Mr. Speaker, it is a great honour to be here tonight and to ask the questions that I did not feel were adequately answered back in June. I was talking about the increase in the amount Canadians were spending on food out of their weekly budgets. It was about $800 a year more being spent on food at that point in time. However, we can take a look at what has happened with the cost of food since then. The latest information on food inflation is that it is up over 3.4% year over year.
I acknowledge I am cherry-picking some statistics here, but people will know what I am talking about when I tell them that ground beef is up 15.3% year over year, bacon is up 13%, canned salmon is up 11.6%, oranges are up 11.6%, fruit juices are up 11.5%, nuts and seeds are up 14.2% and coffee, that ever-sustaining fluid, is up 27.9%. This is significant inflation built into our basket of goods that, I hope my colleagues on the other side will recognize, are part of daily life for so many Canadians.

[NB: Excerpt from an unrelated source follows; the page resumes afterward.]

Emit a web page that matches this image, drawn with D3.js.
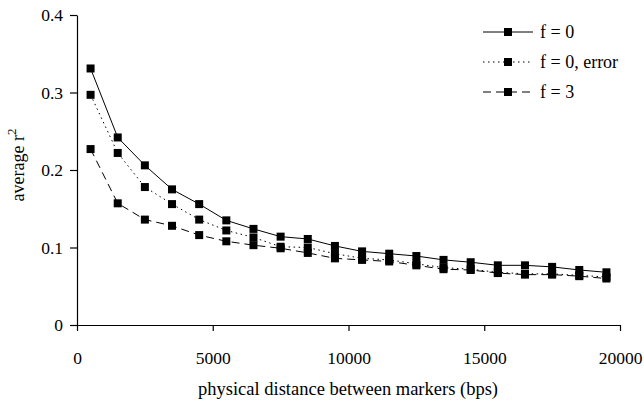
<!doctype html>
<meta charset="utf-8">
<style>
body { margin: 0; background: #fff; }
svg text { font-family: "Liberation Serif", "Times New Roman", serif; fill: #000; }
</style>
<script src="https://d3js.org/d3.v7.min.js"></script>
<body>
<svg id="chart"></svg>
<script>
// distance between markers (bps)
var distances = [500, 1500, 2500, 3500, 4500, 5500, 6500, 7500, 8500, 9500,
                 10500, 11500, 12500, 13500, 14500, 15500, 16500, 17500, 18500, 19500];
var f0 = [0.331, 0.242, 0.206, 0.175, 0.156, 0.135, 0.124, 0.114, 0.111, 0.102,
          0.095, 0.092, 0.089, 0.084, 0.081, 0.077, 0.077, 0.075, 0.071, 0.068];
var f0err = [0.297, 0.222, 0.178, 0.156, 0.136, 0.122, 0.113, 0.101, 0.100, 0.092,
             0.086, 0.084, 0.079, 0.074, 0.072, 0.068, 0.066, 0.066, 0.064, 0.062];
var f3 = [0.227, 0.157, 0.136, 0.128, 0.116, 0.108, 0.103, 0.099, 0.093, 0.086,
          0.084, 0.082, 0.077, 0.072, 0.071, 0.067, 0.065, 0.065, 0.063, 0.060];
var seriesNames = ["f = 0", "f = 0, error", "f = 3"];
var xTicks = [0, 5000, 10000, 15000, 20000];
var yTicks = [0, 0.1, 0.2, 0.3, 0.4];

var width = 644, height = 406;
var svg = d3.select("#chart").attr("width", width).attr("height", height);

var x = d3.scaleLinear().domain([0, 20000]).range([77, 620]);
var y = d3.scaleLinear().domain([0, 0.4]).range([325, 15]);

// axes
svg.append("g")
    .attr("transform", "translate(77,0)")
    .call(d3.axisLeft(y).tickValues(yTicks).tickSize(7).tickSizeOuter(0).tickPadding(7)
          .tickFormat(function(d){ return d === 0 ? "0" : d3.format(".1f")(d); }));
svg.append("g")
    .attr("transform", "translate(0,325)")
    .call(d3.axisBottom(x).tickValues(xTicks).tickSize(6).tickSizeOuter(0).tickPadding(21)
          .tickFormat(d3.format("d")));
svg.selectAll(".tick text").style("font-size", "17.5px").style("font-family", "Liberation Serif");
svg.selectAll(".domain, .tick line").attr("stroke", "#000").attr("stroke-width", 1.2);

// axis titles
svg.append("text")
    .attr("x", 348).attr("y", 395)
    .attr("text-anchor", "middle")
    .style("font-size", "18.5px")
    .text("physical distance between markers (bps)");

var ylab = svg.append("text")
    .attr("transform", "translate(24,165) rotate(-90)")
    .attr("text-anchor", "middle")
    .style("font-size", "18px");
ylab.append("tspan").text("average r");
ylab.append("tspan").attr("dy", -8).style("font-size", "13px").text("2");

var series = [
  { name: seriesNames[0], values: f0, dash: null },
  { name: seriesNames[1], values: f0err, dash: "1.5,3.5" },
  { name: seriesNames[2], values: f3, dash: "8,5" }
];

var line = d3.line()
    .x(function(d, i){ return x(distances[i]); })
    .y(function(d){ return y(d); });

var msize = 8;
series.forEach(function(s){
  svg.append("path")
    .attr("d", line(s.values))
    .attr("fill", "none")
    .attr("stroke", "#000")
    .attr("stroke-width", 1)
    .attr("stroke-dasharray", s.dash);
  svg.append("g").selectAll("rect")
    .data(s.values)
    .enter().append("rect")
      .attr("x", function(d, i){ return x(distances[i]) - msize/2; })
      .attr("y", function(d){ return y(d) - msize/2; })
      .attr("width", msize).attr("height", msize)
      .attr("fill", "#000");
});

// legend
var legend = svg.append("g").attr("transform", "translate(483,32)");
series.forEach(function(s, i){
  var row = legend.append("g").attr("transform", "translate(0," + (i * 30) + ")");
  row.append("line")
    .attr("x1", 0).attr("x2", 50).attr("y1", 0).attr("y2", 0)
    .attr("stroke", "#000").attr("stroke-width", 1)
    .attr("stroke-dasharray", s.dash);
  row.append("rect")
    .attr("x", 25 - msize/2).attr("y", -msize/2)
    .attr("width", msize).attr("height", msize).attr("fill", "#000");
  row.append("text")
    .attr("x", 57).attr("y", 6)
    .style("font-size", "18px")
    .text(s.name);
});
</script>
</body>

I try to bring this together with respect to what is happening in the economy. Things are costing more for Canadians, and this is a result of economic policies brought about by the current government, particularly overspending. The government plans to spend, in its initial estimates from last year, 8% more this year than last year. The government is going to have to print more money. More money is not coming in. More money is going out the door. Since then, of course, we have delayed and delayed the budget, so now we are actually going to see how much more the government is going to spend, but it is going to be a lot more than an 8% increase over last year. Let us put it at a deficit of over $100 billion coming out of this year, which is more than double what the deficit was expected to be and what the deficit was last year. This means more in payments, which, of course, means more inflation. All of these things roll through the economy, and they are felt by Canadians.
The inflation is felt in basics such as food and shelter, so Canadians are bearing the brunt of bad economic policies that the government continues to go down the road on. There is a price to pay for overspending, and that price, of course, comes out of the pockets of Canadians themselves. The hidden costs of these deficits are $50 billion-plus last year. When the interest rates actually go up at some point in time in the near future, that cost to Canadians is going to be significant.
Let us look at the money leaving Canada. The money leaving Canada is an indication of how badly the economy is actually doing. Here is just a quick number. Back in 2014, the net difference between the money invested in Canada by foreigners and the money invested by Canadians elsewhere was about $100 billion in deficit. That is $100 billion more in Canadian investments going outside the country versus what is being invested in Canada. Now that number has ballooned to $971 billion as of the end of 2024. That is $971 billion more invested outside Canada than being invested in Canada. Canadian money is leaving this economy for a good reason. It is that we have bad economic policies compared to almost anywhere else in the world where it can be invested. Our Canadian dollar is going down. Here is another touchpoint: Since the government came in, $86 billion more has left the country, on a net basis, this year alone. We do not have the right policies. We have to change direction here.
I would love to hear the government say it is actually going to address the problem, but right now all I see is a Prime Minister and a government who want to continue to spend money and continue to visit economic pain upon Canadians. Will they please indicate how they are going to turn this around?